Une course contre la montre, mais où est la ligne d'arrivée ?
Enfin, certains éléments de contexte restent favorables, à l'image de taux immobiliers qui restent au plus bas : 1,44% en moyenne sur les crédits immobiliers, toutes durées confondues, en juin 2018, après 1,46% en mai. Mais ces taux bas ne suffisent toutefois plus à compenser la hausse des prix dans la pierre (+3,5% sur un an au premier trimestre 2018 selon les chiffres des notaires).
De même, la confiance des acteurs est loin d'avoir complètement disparu. En même temps qu'elle "tirait la sonnette d'alarme" sur un possible "effondrement" de la production de logements (voir plus haut), la FFB annonçait, lors de sa conférence de presse du 11 juillet, le lancement à la rentrée un plan massif de recrutement de 15.000 personnes, dirigé en priorité vers les jeunes et les demandeurs d'emploi issus des quartiers de la politique de la ville.

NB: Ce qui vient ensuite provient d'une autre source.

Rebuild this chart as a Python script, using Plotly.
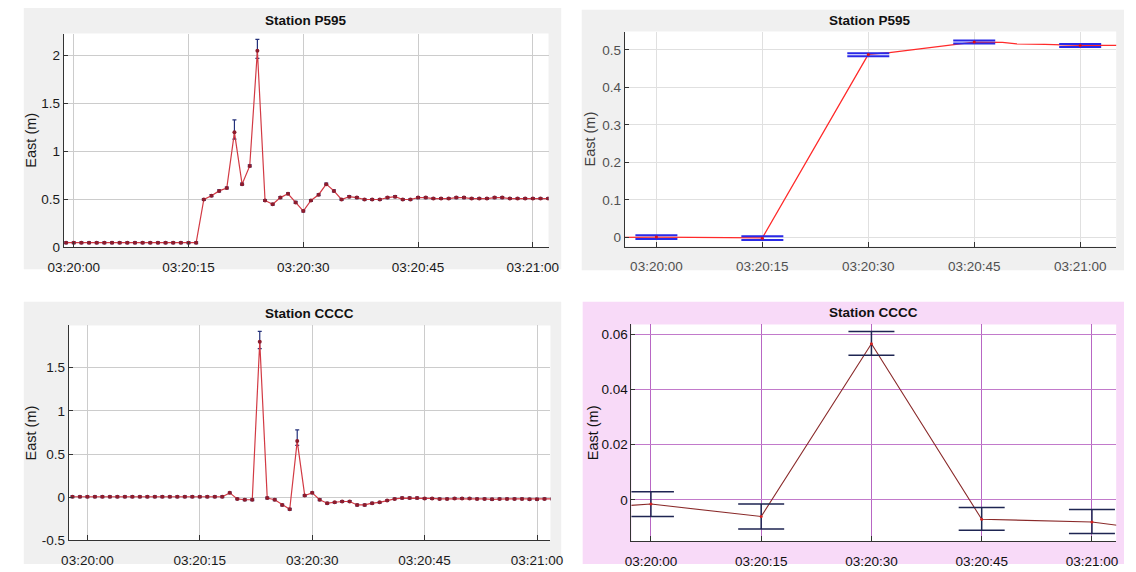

Au final, c'est bien une course contre la montre qui s'engage entre une offre de logements qui montre des signes tangibles d'affaiblissement susceptibles de s'aggraver dans les prochains mois et un choc de l'offre qui doit la relancer mais ne produira pas ses effets avant plusieurs mois. Les perceptions et anticipations des acteurs vont donc jouer un rôle essentiel.

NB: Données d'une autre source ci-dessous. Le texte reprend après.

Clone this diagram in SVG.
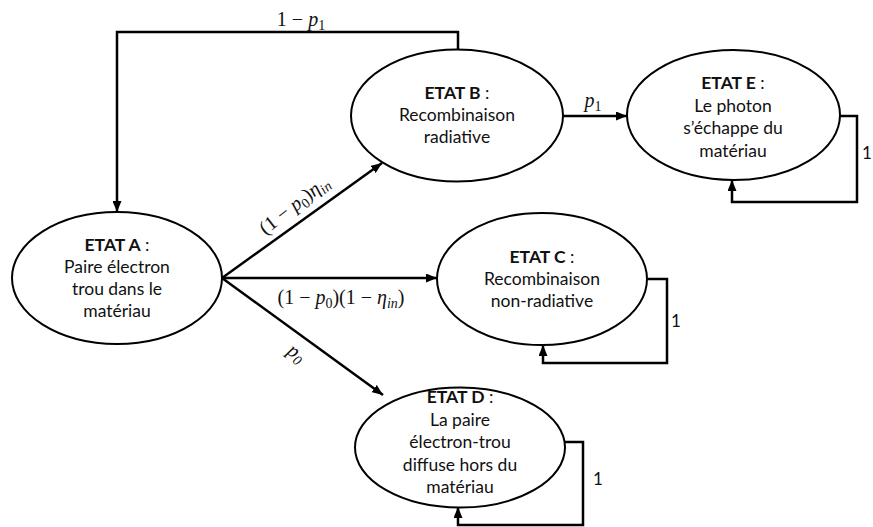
<svg xmlns="http://www.w3.org/2000/svg" width="873" height="527" viewBox="0 0 873 527">
<style>
.node ellipse{fill:#fff;stroke:#000;stroke-width:2}
.t{font-family:Lato,"Open Sans","Liberation Sans",sans-serif;font-size:17.5px;fill:#111;text-anchor:middle}
.b{font-weight:bold}
.m{font-family:"Liberation Serif","DejaVu Serif",serif;font-size:20px;fill:#111}
.i{font-style:italic}
.s{font-size:14px}
.c{fill:none;stroke:#000;stroke-width:2.5}
.n{font-family:Lato,"Liberation Sans",sans-serif;font-size:17px;fill:#111}
</style>
<defs>
<marker id="ah" markerUnits="userSpaceOnUse" markerWidth="11" markerHeight="9" refX="11" refY="4.5" orient="auto">
<path d="M0,0 L11,4.5 L0,9 z" fill="#000"/>
</marker>
</defs>
<g id="connectors">
<polyline class="c" points="458,49 458,32 117,32 117,212" marker-end="url(#ah)"/>
<line class="c" x1="222" y1="278" x2="382" y2="163" marker-end="url(#ah)"/>
<line class="c" x1="222" y1="278" x2="437" y2="278" marker-end="url(#ah)"/>
<line class="c" x1="222" y1="278" x2="383" y2="395" marker-end="url(#ah)"/>
<line class="c" x1="563" y1="116" x2="627" y2="116" marker-end="url(#ah)"/>
<polyline class="c" points="840,116 857,116 857,202 732,202 732,180" marker-end="url(#ah)"/>
<polyline class="c" points="648,279 667,279 667,363 543,363 543,345" marker-end="url(#ah)"/>
<polyline class="c" points="565,442 583,442 583,525 458,525 458,507" marker-end="url(#ah)"/>
<text class="m" x="301" y="26" text-anchor="middle">1 − <tspan class="i">p</tspan><tspan class="s" dy="4">1</tspan></text>
<text class="m" transform="translate(298,210) rotate(-38)" text-anchor="middle">(1 − <tspan class="i">p</tspan><tspan class="s" dy="4">0</tspan><tspan dy="-4">)</tspan><tspan class="i">η</tspan><tspan class="s i" dy="4">in</tspan></text>
<text class="m" x="341" y="304" text-anchor="middle">(1 − <tspan class="i">p</tspan><tspan class="s" dy="4">0</tspan><tspan dy="-4">)(1 − </tspan><tspan class="i">η</tspan><tspan class="s i" dy="4">in</tspan><tspan dy="-4">)</tspan></text>
<text class="m" x="593" y="107" text-anchor="middle"><tspan class="i">p</tspan><tspan class="s" dy="4">1</tspan></text>
<text class="m" transform="translate(293,358) rotate(36)" text-anchor="middle"><tspan class="i">p</tspan><tspan class="s i" dy="4">0</tspan></text>
<text class="n" x="671" y="327">1</text>
<text class="n" x="593" y="485">1</text>
<text class="n" x="862" y="159">1</text>
</g>
<g id="A" class="node">
<ellipse cx="117" cy="278" rx="105" ry="66"/>
<text class="t" x="117" y="251"><tspan class="b">ETAT A</tspan> :</text>
<text class="t" x="117" y="273">Paire électron</text>
<text class="t" x="117" y="295">trou dans le</text>
<text class="t" x="117" y="317">matériau</text>
</g>
<g id="B" class="node">
<ellipse cx="457" cy="115.5" rx="106" ry="66"/>
<text class="t" x="457" y="99"><tspan class="b">ETAT B</tspan> :</text>
<text class="t" x="457" y="121">Recombinaison</text>
<text class="t" x="457" y="143">radiative</text>
</g>
<g id="C" class="node">
<ellipse cx="542" cy="279" rx="105" ry="66"/>
<text class="t" x="542" y="263"><tspan class="b">ETAT C</tspan> :</text>
<text class="t" x="542" y="285">Recombinaison</text>
<text class="t" x="542" y="307">non-radiative</text>
</g>
<g id="D" class="node">
<ellipse cx="460" cy="447.5" rx="105" ry="60"/>
<text class="t" x="460" y="403"><tspan class="b">ETAT D</tspan> :</text>
<text class="t" x="460" y="425.5">La paire</text>
<text class="t" x="460" y="448">électron-trou</text>
<text class="t" x="460" y="470.5">diffuse hors du</text>
<text class="t" x="460" y="493">matériau</text>
</g>
<g id="E" class="node">
<ellipse cx="733.5" cy="115" rx="106.5" ry="65"/>
<text class="t" x="733" y="89"><tspan class="b">ETAT E</tspan> :</text>
<text class="t" x="733" y="111.5">Le photon</text>
<text class="t" x="733" y="134">s’échappe du</text>
<text class="t" x="733" y="156.5">matériau</text>
</g>
</svg>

Le tout avec une question dont on attend toujours la réponse depuis des années : quel doit être le choc de l'offre - ou plus précisément le bon niveau annuel de production de logements - dans un pays qui compte 2,8 millions de logements vacants, soit 8% du parc, et où ces derniers croissent depuis des années 2 fois plus vite que la population, 2,5 fois plus vite qu'entre 2000 et 2010 et 6 fois plus vite qu'entre 1990 et 2000 ? Une situation "terrible" qui, selon les termes de Julien Denormandie, le secrétaire d'État auprès du ministre de la Cohésion des territoires, "pourrit le secteur du logement aujourd'hui"... (voir notre article du 28 juin 2018).